In time, Heinz did accept the position of "brigade leader”, becoming thereby the spokesman for 20-30 colleagues vis-à-vis the plant management. His communist superiors permitted him to name his brigade after a socially-involved Sicilian Catholic. "In that position I feel most capable of defending the interests of my colleagues," he says, "and it has changed my relationship to Marxists completely."
Eventually, fellow workers began to question him about his past and many meaningful conversations took place. He has befriended dozens of both genuine and less-genuine party members. "When I was a church pastor, I viewed them as my enemies," he says. "But only after joining a factory did I become acquainted with them." "Communists aren't anti-God," he states, “just anti-clerical”. They don't like preachers. “lt’s easier to converse about the faith with them than with indifferent Christians."
Communists are fully aware of the church's historical sins and see her presently as primarily a pro-Western institution. "Marxists and Christians have failed on the same issue," Heinz states. "Neither of us has succeeded in converting the masses. This leads us to a kind of mutual solidarity. I can fully respect their desire to create the new man.”

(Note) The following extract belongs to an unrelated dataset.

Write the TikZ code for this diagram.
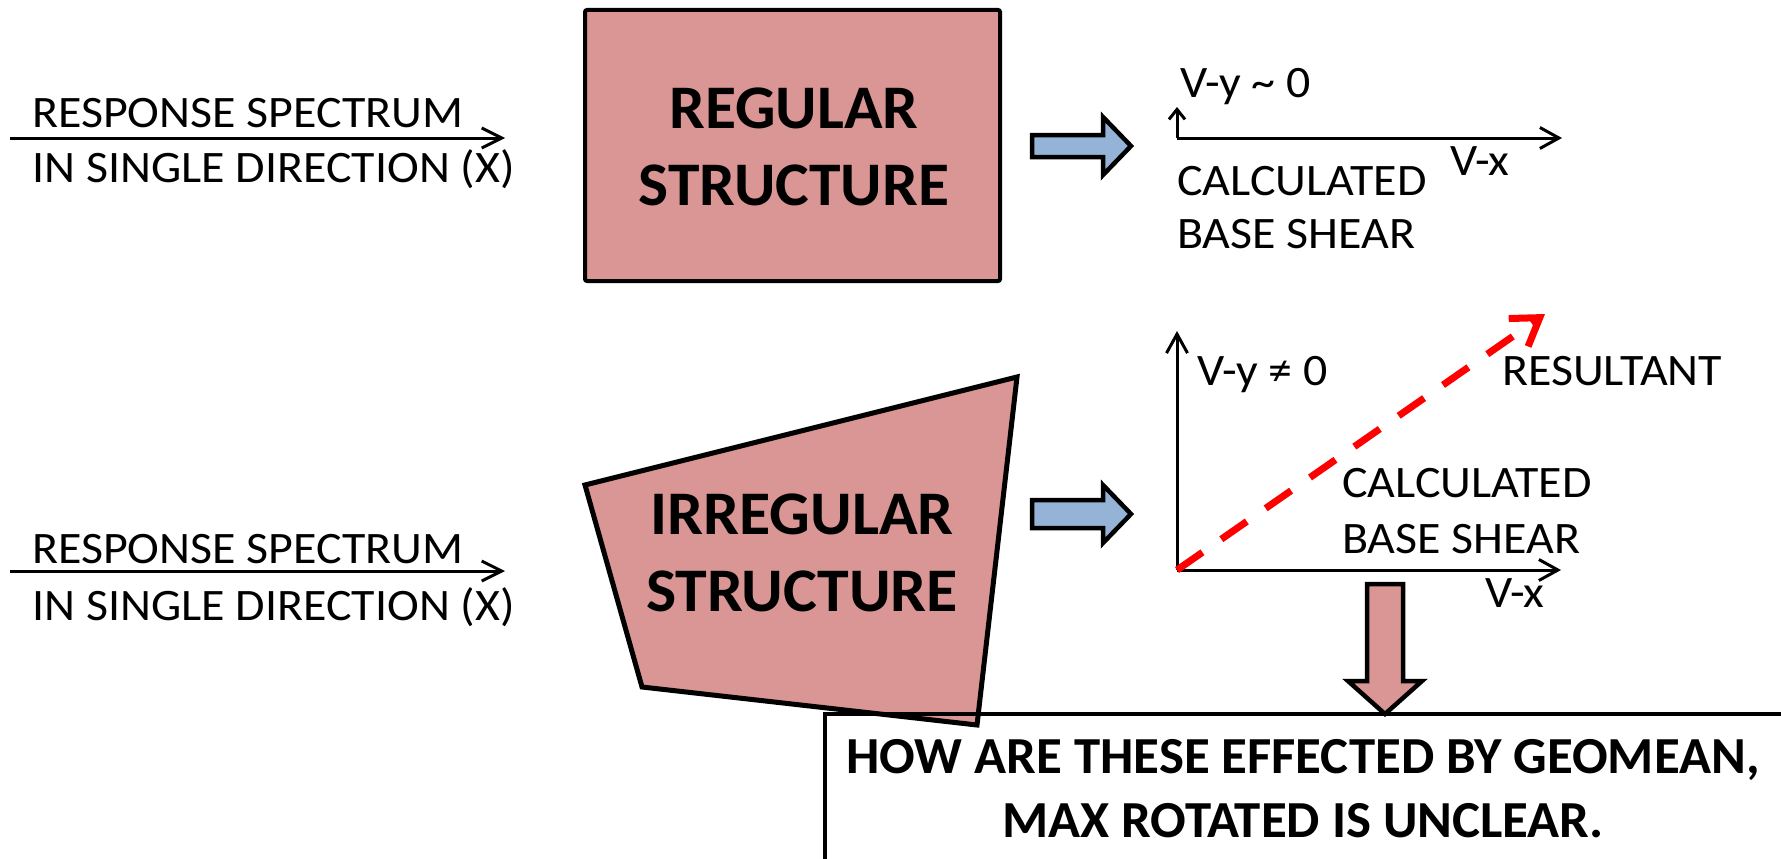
\documentclass[tikz,border=0pt]{standalone}
\usepackage{fontspec}
\setmainfont{Carlito}
\newfontfamily\regfont[FakeStretch=1.065]{Carlito}
\newfontfamily\boxfont[FakeStretch=1.025]{Carlito}
\newfontfamily\irrfont[FakeStretch=1.03]{Carlito}
\newfontfamily\qfont[FakeStretch=1.016]{Carlito}
\usetikzlibrary{arrows.meta}
\definecolor{pinkfill}{HTML}{D99694}
\definecolor{bluefill}{HTML}{95B3D7}
\definecolor{resred}{HTML}{FF0000}
\tikzset{
  txt/.style={font=\regfont\fontsize{45}{54}\selectfont, inner sep=0pt, anchor=base west},
  bigtxt/.style={font=\boxfont\bfseries\fontsize{62}{77}\selectfont, inner sep=0pt, align=center},
  irrtxt/.style={font=\irrfont\bfseries\fontsize{62}{77}\selectfont, inner sep=0pt, align=center},
  qtxt/.style={font=\qfont\bfseries\fontsize{52}{64}\selectfont, inner sep=0pt, align=center},
  inarrow/.style={line width=3pt, -{Straight Barb[length=20pt,width=20pt,line width=3pt]}},
  axis/.style={line width=3pt, -{Straight Barb[length=19pt,width=21pt,line width=3pt]}},
  smallaxis/.style={line width=3pt, -{Straight Barb[length=10pt,width=16pt,line width=3pt]}},
  resarrow/.style={draw=resred, line width=7pt, dash pattern=on 31pt off 23pt,
     -{Straight Barb[length=26pt,width=34pt,line width=7pt]}},
  blockblue/.style={draw=black, line width=4.5pt, fill=bluefill, line join=miter},
  blockpink/.style={draw=black, line width=4.5pt, fill=pinkfill, line join=miter},
  structbox/.style={draw=black, line width=4pt, fill=pinkfill, rounded corners=2pt},
  qbox/.style={draw=black, line width=4pt}
}
\begin{document}
\begin{tikzpicture}[x=1pt, y=-1pt]
\clip (0,0) rectangle (1781,859);
\fill[white] (0,0) rectangle (1781,859);

% upper input
\node[txt] (rs1) at (32,127) {RESPONSE SPECTRUM};
\node[txt] (rs2) at (32,182) {IN SINGLE DIRECTION (X)};
\coordinate (ina) at (10,138);
\coordinate (inb) at (505,138);
\draw[inarrow] (ina) -- (inb);

% lower input
\node[txt] (rs3) at (32,563) {RESPONSE SPECTRUM};
\node[txt] (rs4) at (32,620) {IN SINGLE DIRECTION (X)};
\coordinate (inc) at (10,571);
\coordinate (ind) at (505,571);
\draw[inarrow] (inc) -- (ind);

% regular structure
\draw[structbox] (585,10) rectangle (1000,281);
\node[bigtxt] (reg) at (794,146.5) {REGULAR\\STRUCTURE};

% irregular structure
\draw[blockpink, line width=5pt] (585,485) -- (1017,377) -- (977,725) -- (642,687) -- cycle;
\node[irrtxt] (irr) at (802,552.5) {IRREGULAR\\STRUCTURE};

% blue arrows
\draw[blockblue] (1032,135) -- (1103,135) -- (1103,117) -- (1131,146) -- (1103,175) -- (1103,157) -- (1032,157) -- cycle;
\draw[blockblue] (1032,500) -- (1103,500) -- (1103,485) -- (1131,514) -- (1103,543) -- (1103,528) -- (1032,528) -- cycle;

% upper axes
\coordinate (o1) at (1177,138);
\coordinate (y1) at (1177,107);
\coordinate (x1) at (1562,138);
\draw[smallaxis] (o1) -- (y1);
\draw[axis] (o1) -- (x1);
\node[txt] (vy1) at (1180,98) {V-y \textasciitilde{} 0};
\node[txt] (vx1) at (1450,175) {V-x};
\node[txt] (cb1) at (1177,195) {CALCULATED};
\node[txt] (cb2) at (1177,248) {BASE SHEAR};

% lower axes
\coordinate (o2) at (1177,570);
\coordinate (y2) at (1177,331);
\coordinate (x2) at (1561,570);
\coordinate (r2) at (1545,314);
\draw[axis] (o2) -- (y2);
\draw[axis] (o2) -- (x2);
\draw[resarrow] (o2) -- (r2);
\node[txt] (vy2) at (1197,385) {V-y ≠ 0};
\node[txt] (rt) at (1502,385) {RESULTANT};
\node[txt] (cb3) at (1342,497) {CALCULATED};
\node[txt] (cb4) at (1342,553) {BASE SHEAR};
\node[txt] (vx2) at (1485,607) {V-x};

% pink down arrow
\draw[blockpink] (1367,584) -- (1403,584) -- (1403,681) -- (1422,681) -- (1385,714) -- (1348,681) -- (1367,681) -- cycle;

% question box
\draw[qbox] (825,714) rectangle (1785,900);
\node[qtxt] (q) at (1303,788.5) {HOW ARE THESE EFFECTED BY GEOMEAN,\\MAX ROTATED IS UNCLEAR.};
\end{tikzpicture}
\end{document}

Heinz’s greatest personal reward is the trust which he has been offered by numerous state officials. As a high school student, one of his daughters refused to participate in paramilitary target drills utilizing BB-guns. The school administration was deeply offended and took final measures to expel her. Yet higher authorities intervened and ruled that she might remain. Her assembled class was then presented with an official explanation: “This student may remain solely because her father not only prays for peace, he also struggles for peace."

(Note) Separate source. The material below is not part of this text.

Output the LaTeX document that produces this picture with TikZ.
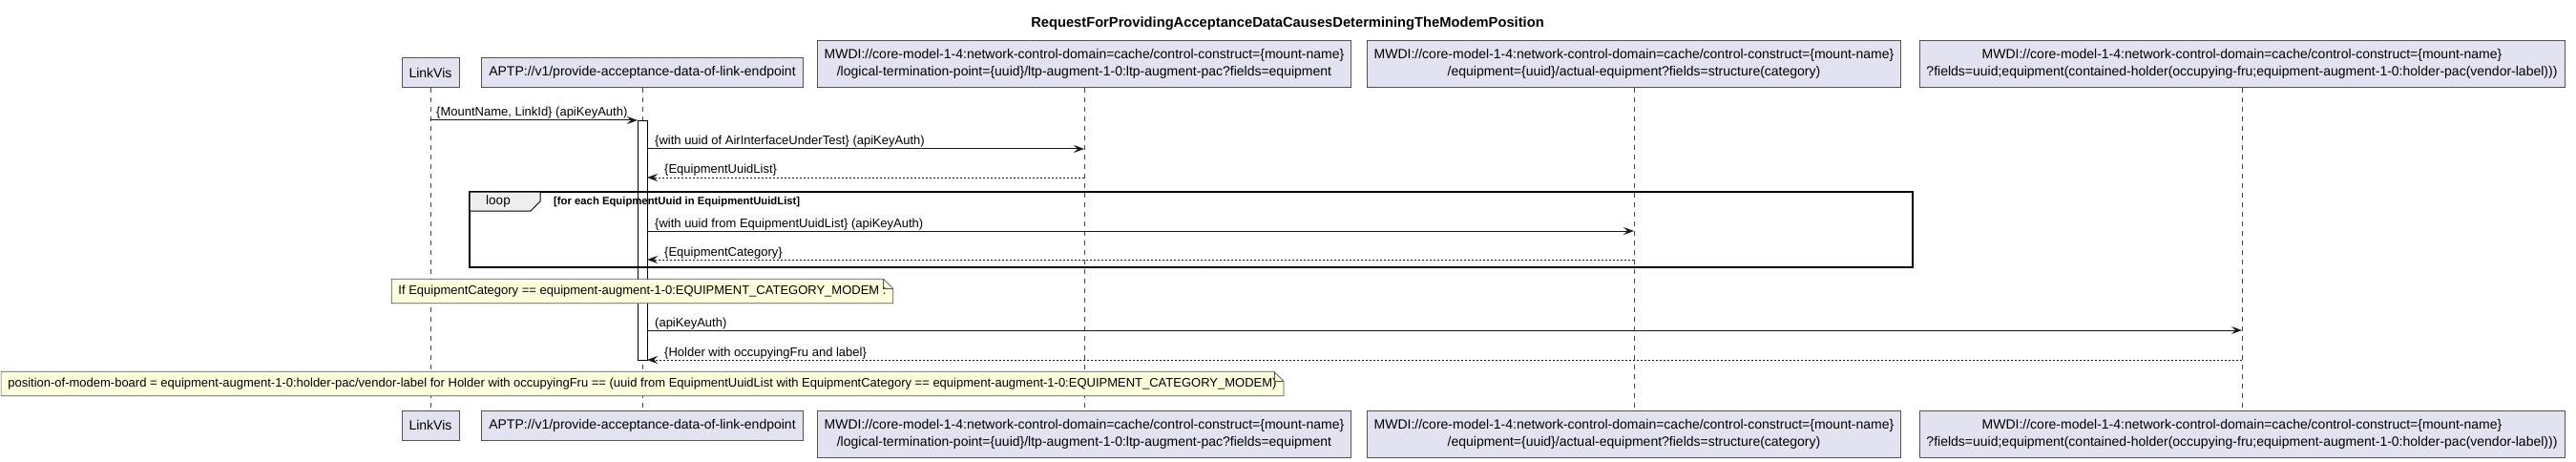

The massive resistance of the church to that which Heinz considers to be constructive change has been his biggest disappointment. Marxists frequently say to him: "Yes, we know you're different, but the church in general. . . ."

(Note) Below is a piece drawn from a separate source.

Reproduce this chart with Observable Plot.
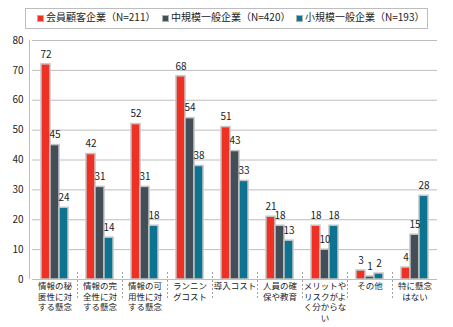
<!DOCTYPE html>
<html><head><meta charset="utf-8">
<script src="https://cdn.jsdelivr.net/npm/d3@7"></script>
<script src="https://cdn.jsdelivr.net/npm/@observablehq/plot@0.6"></script>
<style>
body{margin:0;background:#fff;font-family:"Noto Sans CJK JP",sans-serif;color:#222;}
#legend{position:relative;width:453px;height:32px;}
#legendbox{position:absolute;left:25px;top:8px;width:401px;height:19px;border:1px solid #bdbdbd;}
.item{position:absolute;top:9px;height:16px;display:flex;align-items:center;font-size:10px;line-height:16px;white-space:nowrap;}
.sw{width:5px;height:5px;border:1px solid #b0b0b0;margin-right:2px;margin-top:3px;}
svg{display:block;}
</style></head>
<body>
<div id="legend"><div id="legendbox"></div></div>
<div id="chart"></div>
<script>
const categories = ["情報の秘\n匿性に対\nする懸念","情報の完\n全性に対\nする懸念","情報の可\n用性に対\nする懸念","ランニン\nグコスト","導入コスト","人員の確\n保や教育","メリットや\nリスクがよ\nく分からな\nい","その他","特に懸念\nはない"];
const series = ["会員顧客企業（N=211）","中規模一般企業（N=420）","小規模一般企業（N=193）"];
const memberValues = [72,42,52,68,51,21,18,3,4];
const midValues = [45,31,31,54,43,18,10,1,15];
const smallValues = [24,14,18,38,33,13,18,2,28];
const colors = ["#ee3124","#434f58","#0c7391"];
const yTicks = [0,10,20,30,40,50,60,70,80];

const valueSets = [memberValues, midValues, smallValues];
const data = [];
categories.forEach((c,i)=>series.forEach((s,j)=>data.push({category:c, series:s, value:valueSets[j][i]})));

// legend
const legendLefts = [37,162,296];
const lg = document.getElementById("legend");
series.forEach((s,j)=>{
  const it = document.createElement("div");
  it.className="item"; it.style.left=legendLefts[j]+"px";
  const sw = document.createElement("span"); sw.className="sw"; sw.style.background=colors[j];
  const tx = document.createElement("span"); tx.textContent=s;
  it.appendChild(sw); it.appendChild(tx); lg.appendChild(it);
});

const labelMarks = [0,1,2,3].map(i => Plot.text(
  categories.filter(c => c.split("\n").length > i),
  {fx:d=>d, y:0, text:d=>d.split("\n")[i], dy:7+i*10.5, fill:"#222", fontSize:8.5}
));

const plot = Plot.plot({
  width:453, height:295,
  marginLeft:29, marginRight:13, marginTop:8, marginBottom:48,
  style:{fontFamily:'"Noto Sans CJK JP",sans-serif', fontSize:"10px", color:"#222", background:"#fff", overflow:"visible"},
  fx:{domain:categories, paddingInner:0, paddingOuter:0, axis:null},
  x:{domain:series, paddingInner:0, paddingOuter:0.8, axis:null},
  y:{domain:[0,80], ticks:yTicks, tickSize:0, tickPadding:9, label:null},
  color:{domain:series, range:colors},
  marks:[
    Plot.ruleY(yTicks,{stroke:"#bdbdbd", strokeWidth:1}),
    Plot.barY(data,{fx:"category", x:"series", y:"value", fill:"series", stroke:"#c4c4c4", strokeWidth:1.5, inset:0}),
    Plot.text(data,{fx:"category", x:"series", y:"value", text:d=>String(d.value), dy:-10, fill:"#222", fontSize:10}),
    ...labelMarks
  ]
});
document.getElementById("chart").appendChild(plot);

// separators and left line from scales
const fx = plot.scale("fx"), y = plot.scale("y");
const svg = d3.select(plot);
const y0 = y.apply(0), yTop = y.apply(80);
const g = svg.append("g");
g.append("line").attr("x1",fx.range[0]+0.5).attr("x2",fx.range[0]+0.5).attr("y1",yTop).attr("y2",y0).attr("stroke","#bdbdbd");
categories.slice(1).forEach(c=>{
  const x = Math.round(fx.apply(c))+0.5;
  g.append("line").attr("x1",x).attr("x2",x).attr("y1",y0-7).attr("y2",y.apply(-7)).attr("stroke","#a0a0a0").attr("stroke-dasharray","2,2");
});
</script>
</body></html>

Exceptions only prove the rule. In fact, Heinz is aware of only one other GDR-theologian who has chosen to become and remain a factory laborer. Nevertheless, he continues to dream of a church without property and privilege. That's the direction of church progression in many socialist countries, though seldom with the assent of more than a handful of its members.
Heinz believes that theologians remain a necessity, yet they should not utilize the church as a stepladder to power and privilege. The North American church (and to some extent even the GDR church) has unlimited financial and technical means. But is not credibility, i.e. the positive witness of the church in the eyes of its surrounding community, of much greater importance?
Heinz still retains hope that new forms of evangelization can emerge. “The layman is the person who transports the message into the world," he claims. "l've wanted to discover how through my factory work. The Gospel cannot be simply proclaimed orally; it must be demonstrated."
Fidel Castro has stated that all persons should be engaged in both manual and mental labor; that, according to Marx, the division
between manual and mental is a primary cause of social injustice. lt's rare finding Germans who engage in both. In fact, how often have you met persons who not only preach about Philippians
2:1-11 (taking the low road), but have also chosen that route for their own lives?
Bill Yoder
Delaware/USA on approx. 15 August 1982
Appeared in the October 1982 issue of the Mennonite “Missionary Messenger” in Pennsylvania/USA, 1.558 words. Also appeared in the Mennonite magazine „Purpose“, 24 April 1983.
Note from May 2022:
Heinz Ludwig died at age 67 in 1994.